Few things stir the public sphere as much as the controversial subject of the adoption of the euro in the Czech Republic. Interest in this phenomenon always comes and goes in waves in this country, and now its imaginary surge is peaking. Although one side of the debate always vehemently puts forward arguments in favor of adopting the single currency, while the other side points out the unmissable pitfalls of the euro, one crucial economic argument seems to be continually neglected.
Let us first state what the current consensus of economic science is.
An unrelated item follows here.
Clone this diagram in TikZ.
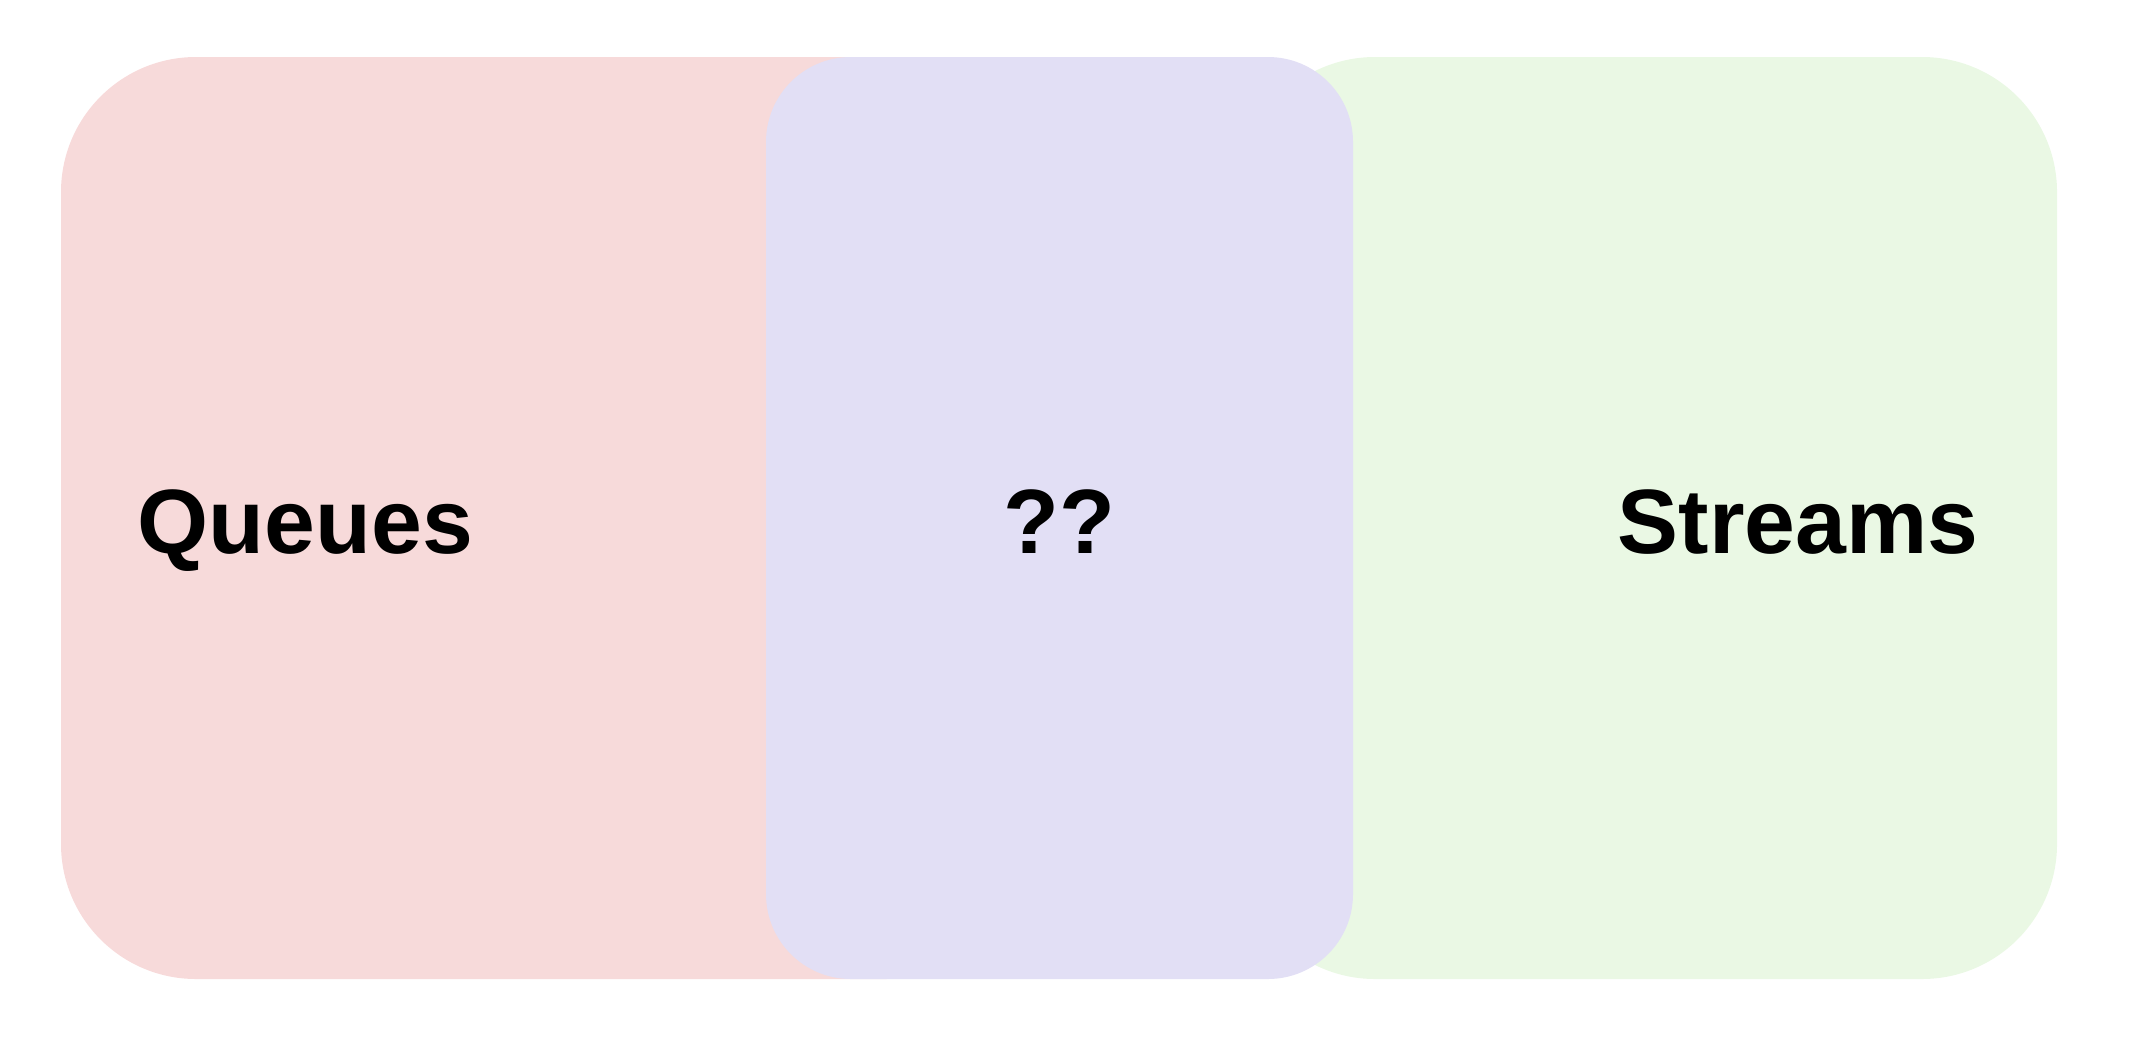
\documentclass[tikz,border=0pt]{standalone}
\usepackage{fontspec}
\setmainfont{Liberation Sans}
\definecolor{SoftRed}{RGB}{247,218,218}
\definecolor{SoftBlue}{RGB}{226,223,245}
\definecolor{SoftGreen}{RGB}{234,248,228}
\begin{document}
\begin{tikzpicture}[label/.style={font=\fontsize{26}{30}\selectfont\bfseries,inner sep=0pt}]

\useasboundingbox (0,0) rectangle (21.4,10.38);

\fill[SoftRed,rounded corners=1.35cm] (0.61,0.59) rectangle (10.2,9.81);
\fill[SoftGreen,rounded corners=1.35cm] (12.4,0.59) rectangle (20.57,9.81);
\fill[SoftBlue,rounded corners=0.85cm] (7.66,0.59) rectangle (13.53,9.81);

\node[label,anchor=base west] (queues) at (1.37,4.85) {Queues};
\node[label,anchor=base] (unknown) at (10.595,4.85) {??};
\node[label,anchor=base east] (streams) at (19.79,4.85) {Streams};

\end{tikzpicture}
\end{document}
Jaroslav Borovička, a leading Czech economist at New York University, describes it briefly by saying that “objectively speaking, it is not possible to decide with a reasonable degree of certainty at present whether the euro would be economically beneficial for the Czech Republic or not“.
It is indeed remarkable, and at the same time somewhat striking, that after more than twenty years of the euro’s existence, we do not have enough empirical evidence to draw clear conclusions about the benefits of its adoption. At the 30th General Meeting of the Learned Society of the Czech Republic, former Governor of the Czech National Bank (CNB) Zdeněk Tůma declared that “the question still remains whether this is a zero-sum game or whether the euro has actually brought positive effects in the form of better price stability and higher economic growth.”
One cannot help believing that the further we move away from the conclusions of the academic literature and the closer we move to the opinions of laymen not versed in economic theory, the more we see the kind of argumentation that either declares that we should adopt the euro unequivocally and without hesitation, or, with similar certainty, argues that we should not even consider adopting the common currency and reject the idea outright. In other words, while the public is sharply divided into two distinct camps with a clearly defined approach to the euro, the scientific research in this area does not provide clear answers to the question of the economic benefits of adopting a single currency.
However, the euro would undoubtedly be beneficial, especially for exporting companies. Adopting the single currency would reduce their transaction costs related to currency conversion and exchange rate hedging. According to available estimates, the size of these costs corresponds to the lower tenths of a percent of domestic GDP (according to an earlier CNB calculation of 0.2–0.4 % of GDP). This amounts to roughly CZK 15–20 billion per year, which may sound like a staggering sum, but from the perspective of Czech economy as a whole, it is not that much. As CNB board member Tomáš Holub says, “from a macroeconomist’s point of view, eliminating these costs is not something that would ensure our undying prosperity.”
Economic theory shows that the wealth of nations in the long run does not depend much on monetary factors. The currency a country has is not crucial for it to become richer and more economically advanced. What matters is much more how a country’s institutions function, the extent of capital accumulation, or the demographic trends it is currently experiencing. To put it another way, it is not so important what is being paid with; what is more important is the ability of the economy to produce the goods that consumers demand, to the greatest extent possible. This is a fact that was already expressed by the eminent Scottish philosopher David Hume in the mid-18th century when he wrote of money: “It is none of the wheels of trade: It is the oil which renders the motion of the wheels more smooth and easy.”
One problem with monetary policy is its asymmetric nature. No matter how hard its creators try, it cannot increase the potential output of a given economy (i.e. to improve its long-run performance), hence good monetary policy alone cannot ensure economic prosperity. At the same time, however, when a central bank makes fundamental mistakes over the long term and the functioning of monetary policy moves further and further away from the optimum, this can result in a deterioration of the country’s potential output as a whole. So not only is the central bank’s ark forever consigned to floating awkwardly between Skylla and Charybdis (in the form of an inflation rate that is too high and dangerously low), but its further unfortunate fate is that it cannot save the economy on its own, but can only drag it down.
The same fact was expressed somewhat differently by Mojmír Hampl, chairman of the National Budget Council and former CNB governor when he said: “If economic policies fail in a country, not even the euro can save it from trouble (like in Greece). If everything works satisfactorily, the euro is unnecessary (like in Sweden).”
Mervin King, former Governor of the Bank of England, refers to the European Monetary Union (EMU) as the most ambitious project in monetary history. However, he also points out that the euro has sadly ceased to be seen as a means to other ends, having become an end in itself, and the rationality of the economic arguments has largely disappeared from the debate on its adoption. Finally, one cannot disagree with his point that, whatever economic theory may say, the choice of currency is ultimately a purely political decision.